Placing screws into the branch on the lawn in front of LeMoyne Arts.
Placing screws into the branch on the lawn in front of LeMoyne Arts.

They settle on gently hammering a nail into the wood to create starter holes for the screw-in hooks. Out on the lawn, they figure out how to keep the branch stable, and Chris starts to hammer. We all watch that first screw twist in, past the starter hole.

No cracks. On to the next one.

Tension turns to elation as the pots take their place on the branch. Chris sees the branch under the lights, and is pleased with the shadows on the wall. After a month of pruning and sanding, of dead ends and starting over, we gaze upon Propagating Joy.

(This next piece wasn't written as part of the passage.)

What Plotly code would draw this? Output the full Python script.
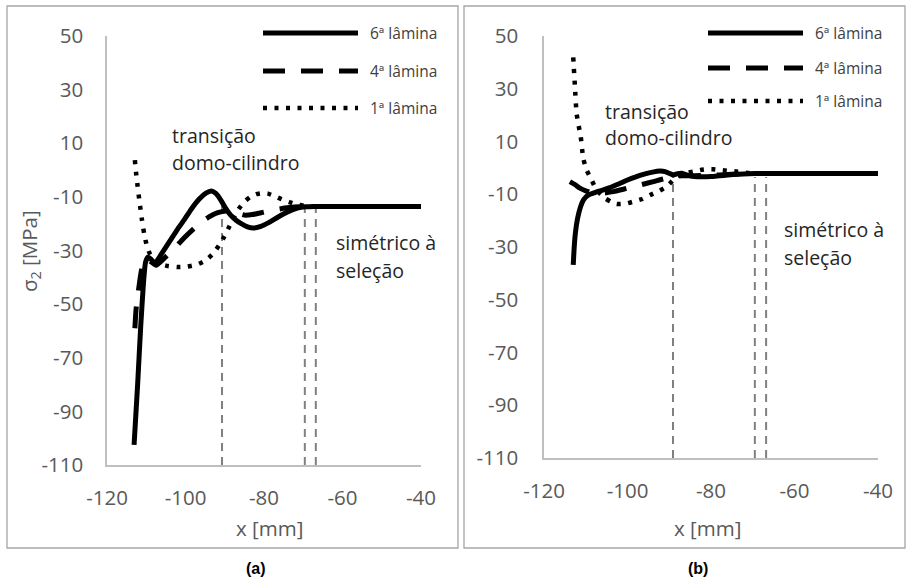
import plotly.graph_objects as go

W, H = 906, 581

# ---------------- data: panel (a) ----------------
x6a = [-113.1, -112.2, -111.4, -110.7, -110.2, -109.6, -108.8, -107.8, -106.0, -104.0,
       -102.0, -100.3, -98.5, -96.5, -94.8, -93.4, -92.2, -91.0, -89.8, -88.5, -87.2,
       -85.8, -84.2, -82.6, -80.8, -78.8, -76.5, -74.0, -71.5, -69.5, -67.0, -60.0,
       -50.0, -40.0]
y6a = [-102.5, -80.0, -58.0, -42.0, -34.5, -32.5, -33.2, -34.8, -31.0, -26.5,
       -22.0, -18.5, -14.5, -10.8, -8.6, -7.8, -8.8, -11.2, -14.2, -16.8, -18.6,
       -20.0, -21.2, -21.6, -21.0, -19.6, -17.6, -15.6, -14.2, -13.7, -13.6, -13.6,
       -13.6, -13.6]

x4a = [-112.9, -112.6, -112.0, -111.3, -110.6, -110.0, -109.0, -107.5, -105.5, -103.0,
       -100.5, -98.0, -96.0, -94.0, -92.5, -91.0, -89.5, -88.0, -86.5, -85.0, -83.0,
       -81.0, -78.5, -76.0, -73.5, -71.0, -69.0, -66.0, -60.0, -50.0, -40.0]
y4a = [-59.0, -52.0, -45.0, -38.0, -34.0, -33.0, -34.0, -35.5, -33.0, -29.5,
       -25.5, -22.0, -19.5, -17.5, -16.3, -15.6, -15.3, -15.5, -16.2, -16.8, -16.6,
       -16.0, -15.2, -14.5, -14.0, -13.7, -13.6, -13.6, -13.6, -13.6, -13.6]

x1a = [-112.9, -112.6, -112.2, -111.7, -111.1, -110.5, -109.8, -109.0, -108.0, -106.5,
       -104.5, -102.0, -99.5, -97.0, -95.0, -93.2, -91.5, -90.2, -89.0, -87.8, -86.5,
       -85.0, -83.5, -82.0, -80.5, -79.0, -77.5, -75.5, -73.5, -71.5, -69.5, -67.5,
       -60.0, -50.0, -40.0]
y1a = [3.7, -1.0, -6.0, -12.0, -18.5, -24.0, -28.5, -31.5, -33.5, -35.0,
       -35.8, -36.2, -36.0, -35.2, -33.8, -31.5, -28.2, -25.0, -21.5, -18.0, -14.6,
       -11.8, -10.0, -9.0, -8.6, -8.8, -9.6, -10.9, -12.0, -12.9, -13.4, -13.6,
       -13.6, -13.6, -13.6]

# ---------------- data: panel (b) ----------------
x6b = [-113.0, -112.8, -112.5, -112.0, -111.3, -110.5, -109.5, -108.2, -106.5, -104.2,
       -102.0, -100.0, -98.0, -96.0, -94.0, -92.2, -91.0, -89.8, -89.0, -88.0, -87.0,
       -85.5, -84.0, -82.0, -80.0, -78.0, -76.0, -73.5, -71.0, -68.0, -60.0, -50.0,
       -40.0]
y6b = [-36.8, -31.0, -25.0, -19.5, -15.0, -12.0, -10.4, -9.6, -8.7, -7.5,
       -6.0, -4.6, -3.4, -2.4, -1.6, -1.2, -1.4, -2.2, -2.7, -2.2, -2.0,
       -2.8, -3.3, -3.4, -3.3, -3.0, -2.7, -2.4, -2.2, -2.1, -2.1, -2.1,
       -2.1]

x4b = [-113.8, -112.5, -111.4, -110.0, -108.2, -106.0, -103.4, -101.0, -98.6, -96.0,
       -93.8, -91.5, -89.0, -87.0, -84.0, -80.0, -76.0, -72.0, -68.0, -60.0, -50.0,
       -40.0]
y4b = [-5.2, -6.4, -7.7, -8.7, -9.6, -9.6, -9.0, -8.1, -7.1, -6.1,
       -5.2, -4.2, -3.3, -3.0, -3.0, -2.8, -2.5, -2.2, -2.1, -2.1, -2.1,
       -2.1]

x1b = [-113.0, -112.6, -112.2, -111.7, -111.2, -110.6, -109.8, -108.6, -107.4, -105.4,
       -104.0, -102.6, -100.5, -98.6, -96.5, -94.6, -92.5, -90.6, -89.3, -88.2, -86.5,
       -84.2, -82.5, -81.0, -79.5, -77.8, -75.8, -73.9, -70.7, -68.0, -60.0, -50.0,
       -40.0]
y1b = [41.9, 31.0, 20.7, 16.0, 11.8, 3.6, -0.8, -4.6, -8.4, -11.5,
       -12.8, -13.7, -13.6, -12.8, -11.8, -10.3, -8.8, -7.1, -5.0, -3.3, -2.2,
       -1.4, -0.8, -0.5, -0.5, -0.8, -1.1, -1.4, -2.0, -2.1, -2.1, -2.1,
       -2.1]

# boundary markers (vertical dashed lines): x position, top of the line
marks_a = [-90.7, -69.6, -66.8]
marks_a_top = [-12.0, -12.5, -12.5]
marks_b = [-89.1, -69.5, -66.8]
marks_b_top = [-2.5, -3.5, -3.5]

series_names = ["6ª lâmina", "4ª lâmina", "1ª lâmina"]
x_ticks = [-120, -100, -80, -60, -40]
y_ticks = [-110, -90, -70, -50, -30, -10, 10, 30, 50]
x_tick_text = ["-120", "-100", "-80", "-60", "-40"]
y_tick_text = ["-110", "-90", "-70", "-50", "-30", "-10", "10", "30", "50"]

# ---------------- styles ----------------
FONT = "Open Sans"
GREY_TXT = "#595959"
AXIS_GREY = "#bfbfbf"
styles = [dict(color="black", width=5, dash="solid"),
          dict(color="black", width=5, dash="22px,16px"),
          dict(color="black", width=4.5, dash="4px,7.5px")]


def px_x(p):
    return p / W


def px_y(p):
    return 1 - p / H


fig = go.Figure()

panels = [
    dict(xa="x", ya="y", data=[(x6a, y6a), (x4a, y4a), (x1a, y1a)]),
    dict(xa="x2", ya="y2", data=[(x6b, y6b), (x4b, y4b), (x1b, y1b)]),
]
for pnl in panels:
    for (xs, ys), st, nm in zip(pnl["data"], styles, series_names):
        fig.add_trace(go.Scatter(x=xs, y=ys, mode="lines", name=nm,
                                 line=dict(color=st["color"], width=st["width"],
                                           dash=st["dash"], shape="spline",
                                           smoothing=0.5),
                                 xaxis=pnl["xa"], yaxis=pnl["ya"],
                                 showlegend=False, hoverinfo="skip"))

shapes = []
for xs, tops, xr, yr in [(marks_a, marks_a_top, "x", "y"),
                         (marks_b, marks_b_top, "x2", "y2")]:
    for xv, top in zip(xs, tops):
        shapes.append(dict(type="line", xref=xr, yref=yr, x0=xv, x1=xv,
                           y0=-110, y1=top, layer="below",
                           line=dict(color="#808080", width=2, dash="8px,6px")))

# panel frames
for x0, x1 in [(7, 458), (464, 905)]:
    shapes.append(dict(type="rect", xref="paper", yref="paper",
                       x0=px_x(x0), x1=px_x(x1), y0=px_y(548), y1=px_y(6),
                       line=dict(color="#a6a6a6", width=1.3)))

annotations = []
# legend keys
legend_pos = [dict(x0=263, x1=358, tx=368, ys=[33, 71, 108]),
              dict(x0=708, x1=803, tx=813, ys=[33, 68, 101])]
for lg in legend_pos:
    for yy, st, nm in zip(lg["ys"], styles, series_names):
        shapes.append(dict(type="line", xref="paper", yref="paper",
                           x0=px_x(lg["x0"]), x1=px_x(lg["x1"]),
                           y0=px_y(yy), y1=px_y(yy),
                           line=dict(color="black", width=st["width"], dash=st["dash"])))
        annotations.append(dict(text=nm, xref="paper", yref="paper",
                                x=px_x(lg["tx"]), y=px_y(yy), xanchor="left",
                                yanchor="middle", showarrow=False,
                                font=dict(family=FONT, size=15.5, color="#404040")))

# region notes
notes = [(170, 135, "transição"), (170, 162, "domo-cilindro"),
         (334, 243, "simétrico à"), (334, 270, "seleção"),
         (603, 112, "transição"), (603, 138, "domo-cilindro"),
         (782, 230, "simétrico à"), (782, 257, "seleção")]
for tx, ty, t in notes:
    annotations.append(dict(text=t, xref="paper", yref="paper", x=px_x(tx), y=px_y(ty),
                            xanchor="left", yanchor="middle", showarrow=False,
                            font=dict(family=FONT, size=19.5, color="#262626")))

# axis titles
for cx in (269, 707):
    annotations.append(dict(text="x [mm]", xref="paper", yref="paper", x=px_x(cx),
                            y=px_y(528), xanchor="center", yanchor="middle",
                            showarrow=False, font=dict(family=FONT, size=20.5, color=GREY_TXT)))
annotations.append(dict(text="σ<sub>2</sub> [MPa]", xref="paper", yref="paper",
                        x=px_x(30), y=px_y(251), xanchor="center", yanchor="middle",
                        textangle=-90, showarrow=False,
                        font=dict(family=FONT, size=20.5, color=GREY_TXT)))

# panel captions
for cx, t in [(256, "(a)"), (698, "(b)")]:
    annotations.append(dict(text=f"<b>{t}</b>", xref="paper", yref="paper", x=px_x(cx),
                            y=px_y(568), xanchor="center", yanchor="middle",
                            showarrow=False,
                            font=dict(family="Liberation Sans", size=16, color="black")))

axis_common = dict(showgrid=False, zeroline=False, showline=True, linecolor=AXIS_GREY,
                   linewidth=1.5, ticks="", fixedrange=True, automargin=False,
                   tickfont=dict(family=FONT, size=20.5, color=GREY_TXT))

fig.update_layout(
    template="none",
    width=W, height=H, margin=dict(l=0, r=0, t=0, b=0, autoexpand=False),
    paper_bgcolor="white", plot_bgcolor="white",
    showlegend=False, shapes=shapes, annotations=annotations,
    xaxis=dict(domain=[px_x(107), px_x(421)], range=[-120, -40], tickvals=x_ticks,
               ticktext=x_tick_text, anchor="y", ticklabelstandoff=14, **axis_common),
    yaxis=dict(domain=[px_y(465), px_y(36)], range=[-110, 50], tickvals=y_ticks,
               ticktext=y_tick_text, anchor="x", ticklabelstandoff=18, **axis_common),
    xaxis2=dict(domain=[px_x(544), px_x(878)], range=[-120, -40], tickvals=x_ticks,
                ticktext=x_tick_text, anchor="y2", ticklabelstandoff=14, **axis_common),
    yaxis2=dict(domain=[px_y(458), px_y(36)], range=[-110, 50], tickvals=y_ticks,
                ticktext=y_tick_text, anchor="x2", ticklabelstandoff=20, **axis_common),
)

fig.write_html("out.html")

“The ancestors have opened these doors and I proudly walk in them,” Chris says. “And I have this conversation about joy and especially Black joy in green spaces, that we do operate in these spaces.
And this is just a piece of me and this is just the beginning.”

Propagating Joy- an installation at LeMoyne Arts in Tallahassee.
Propagating Joy– an installation at LeMoyne Arts in Tallahassee.

Black Joy in Green Spaces

The backbone of the WFSU Ecology Blog is following scientific research in our natural spaces. Chris Omni’s research project is on green spaces, and yet it is nothing like the other research we cover.

As an auto-ethnographic study, Chris will draw on words shared with her by her research subjects.

“I will invite two other Black women, I call them my Sister Queens, to come and be a part of this research study. And I would ask seven questions that are the theories of Black joy. So the theories of Black joy are poetic.

“Remember this is an arts-based research. So when you ask the question, what is Black joy? The response is poetic:

What is Black joy?

Black joy is a statement.

Black joy is a stride.

Black joy is permission.

Black joy is pride.

Black joy is a form of resistance.

And Black joy is a form of rest.

Black joy is anything and everything you need it to be.

Because truly Black joy is the best.

Chris Omni

I’m looking forward to seeing how the study unfolds, and to share Chris Omni’s findings with you.